• _Entries shown_
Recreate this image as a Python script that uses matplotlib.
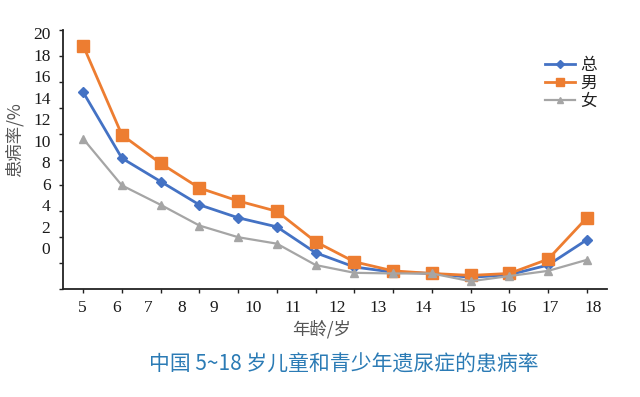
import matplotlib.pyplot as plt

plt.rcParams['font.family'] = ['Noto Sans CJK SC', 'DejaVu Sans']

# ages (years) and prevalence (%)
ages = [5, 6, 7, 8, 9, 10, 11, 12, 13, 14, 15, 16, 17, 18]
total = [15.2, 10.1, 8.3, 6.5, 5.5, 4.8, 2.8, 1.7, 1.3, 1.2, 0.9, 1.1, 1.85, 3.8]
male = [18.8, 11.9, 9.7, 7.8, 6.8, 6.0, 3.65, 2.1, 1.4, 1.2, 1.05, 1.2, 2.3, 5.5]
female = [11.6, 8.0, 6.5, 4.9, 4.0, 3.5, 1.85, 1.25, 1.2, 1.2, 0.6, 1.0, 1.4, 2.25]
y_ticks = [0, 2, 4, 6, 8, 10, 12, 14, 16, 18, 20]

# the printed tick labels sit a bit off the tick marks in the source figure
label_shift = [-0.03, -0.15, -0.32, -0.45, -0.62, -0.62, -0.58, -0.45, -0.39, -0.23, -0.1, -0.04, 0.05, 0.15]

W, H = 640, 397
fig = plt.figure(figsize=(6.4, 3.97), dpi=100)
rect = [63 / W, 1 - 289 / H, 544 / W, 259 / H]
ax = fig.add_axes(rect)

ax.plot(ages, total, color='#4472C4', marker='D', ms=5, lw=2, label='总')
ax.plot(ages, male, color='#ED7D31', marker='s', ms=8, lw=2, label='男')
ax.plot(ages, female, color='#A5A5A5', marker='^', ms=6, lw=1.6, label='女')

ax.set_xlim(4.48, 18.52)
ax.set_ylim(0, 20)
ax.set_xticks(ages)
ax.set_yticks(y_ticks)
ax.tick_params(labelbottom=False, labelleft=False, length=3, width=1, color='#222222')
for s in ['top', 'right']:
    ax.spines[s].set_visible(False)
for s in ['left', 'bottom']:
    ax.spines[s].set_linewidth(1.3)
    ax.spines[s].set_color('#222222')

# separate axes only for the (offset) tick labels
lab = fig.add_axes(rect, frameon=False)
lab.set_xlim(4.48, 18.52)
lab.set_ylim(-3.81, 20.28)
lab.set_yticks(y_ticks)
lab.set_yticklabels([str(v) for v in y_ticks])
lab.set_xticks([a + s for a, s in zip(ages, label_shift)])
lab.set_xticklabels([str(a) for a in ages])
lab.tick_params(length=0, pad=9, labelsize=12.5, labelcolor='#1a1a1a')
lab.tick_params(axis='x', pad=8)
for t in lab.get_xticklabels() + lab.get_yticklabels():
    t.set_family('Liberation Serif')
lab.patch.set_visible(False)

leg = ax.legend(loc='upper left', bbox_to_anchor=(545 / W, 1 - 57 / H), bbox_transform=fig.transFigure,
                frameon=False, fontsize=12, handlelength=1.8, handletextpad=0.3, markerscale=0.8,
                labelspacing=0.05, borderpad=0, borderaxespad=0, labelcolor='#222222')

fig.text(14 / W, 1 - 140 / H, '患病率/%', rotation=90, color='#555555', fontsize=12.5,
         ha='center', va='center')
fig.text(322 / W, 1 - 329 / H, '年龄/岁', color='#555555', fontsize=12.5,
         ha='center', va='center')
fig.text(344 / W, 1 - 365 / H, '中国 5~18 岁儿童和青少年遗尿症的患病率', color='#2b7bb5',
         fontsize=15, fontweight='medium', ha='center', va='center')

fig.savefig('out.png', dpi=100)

* * *

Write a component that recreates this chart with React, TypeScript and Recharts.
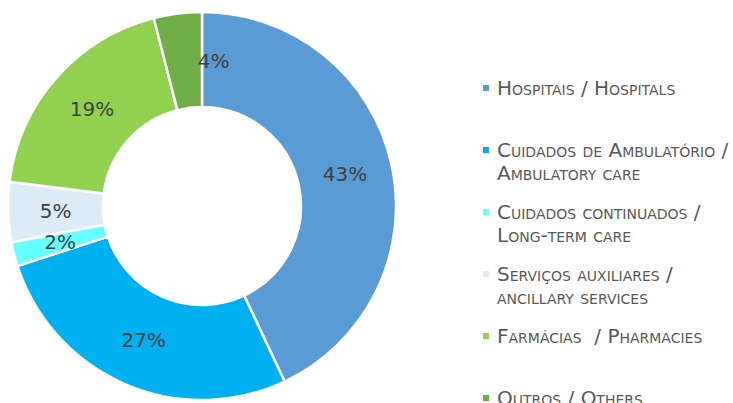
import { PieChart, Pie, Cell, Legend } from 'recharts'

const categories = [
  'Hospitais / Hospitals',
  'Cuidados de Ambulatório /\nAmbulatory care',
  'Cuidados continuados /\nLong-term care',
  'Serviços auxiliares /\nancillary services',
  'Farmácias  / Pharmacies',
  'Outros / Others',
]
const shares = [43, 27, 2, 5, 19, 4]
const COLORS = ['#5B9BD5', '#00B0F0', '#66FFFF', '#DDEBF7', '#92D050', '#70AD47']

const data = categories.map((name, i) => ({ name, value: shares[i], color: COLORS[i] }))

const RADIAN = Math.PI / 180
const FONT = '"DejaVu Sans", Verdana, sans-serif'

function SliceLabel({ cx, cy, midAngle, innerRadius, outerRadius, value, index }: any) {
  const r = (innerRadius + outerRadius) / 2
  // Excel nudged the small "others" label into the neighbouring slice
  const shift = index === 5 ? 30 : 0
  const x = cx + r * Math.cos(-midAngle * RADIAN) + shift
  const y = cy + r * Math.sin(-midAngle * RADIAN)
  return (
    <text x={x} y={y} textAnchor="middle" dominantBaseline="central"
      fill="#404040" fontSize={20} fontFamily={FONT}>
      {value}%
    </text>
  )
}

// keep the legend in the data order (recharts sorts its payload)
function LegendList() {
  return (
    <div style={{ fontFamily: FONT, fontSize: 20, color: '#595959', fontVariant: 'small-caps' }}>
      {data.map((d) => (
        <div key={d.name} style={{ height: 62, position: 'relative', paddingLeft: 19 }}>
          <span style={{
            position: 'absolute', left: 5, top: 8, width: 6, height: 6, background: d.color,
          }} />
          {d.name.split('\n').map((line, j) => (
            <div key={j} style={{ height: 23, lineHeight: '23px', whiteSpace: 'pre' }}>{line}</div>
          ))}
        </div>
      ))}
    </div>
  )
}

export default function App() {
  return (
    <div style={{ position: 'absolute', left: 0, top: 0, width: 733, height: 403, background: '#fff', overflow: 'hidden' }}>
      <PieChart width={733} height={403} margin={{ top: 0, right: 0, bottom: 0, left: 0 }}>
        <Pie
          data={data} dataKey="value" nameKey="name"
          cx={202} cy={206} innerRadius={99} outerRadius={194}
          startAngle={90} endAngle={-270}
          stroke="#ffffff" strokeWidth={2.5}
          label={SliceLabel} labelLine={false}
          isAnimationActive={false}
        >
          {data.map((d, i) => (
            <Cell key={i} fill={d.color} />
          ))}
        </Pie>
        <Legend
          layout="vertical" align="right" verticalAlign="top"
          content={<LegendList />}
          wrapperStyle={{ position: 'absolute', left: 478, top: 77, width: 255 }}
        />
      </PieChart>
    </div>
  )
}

• _Short exercise_
Nothing but the lines from the one with "Recreate this image" down to the one with "16, 18, 20]" should be printed, both of them included. Leave out the pictures.

• _Answer to this task_
Recreate this image as a Python script that uses matplotlib.
import matplotlib.pyplot as plt

plt.rcParams['font.family'] = ['Noto Sans CJK SC', 'DejaVu Sans']

# ages (years) and prevalence (%)
ages = [5, 6, 7, 8, 9, 10, 11, 12, 13, 14, 15, 16, 17, 18]
total = [15.2, 10.1, 8.3, 6.5, 5.5, 4.8, 2.8, 1.7, 1.3, 1.2, 0.9, 1.1, 1.85, 3.8]
male = [18.8, 11.9, 9.7, 7.8, 6.8, 6.0, 3.65, 2.1, 1.4, 1.2, 1.05, 1.2, 2.3, 5.5]
female = [11.6, 8.0, 6.5, 4.9, 4.0, 3.5, 1.85, 1.25, 1.2, 1.2, 0.6, 1.0, 1.4, 2.25]
y_ticks = [0, 2, 4, 6, 8, 10, 12, 14, 16, 18, 20]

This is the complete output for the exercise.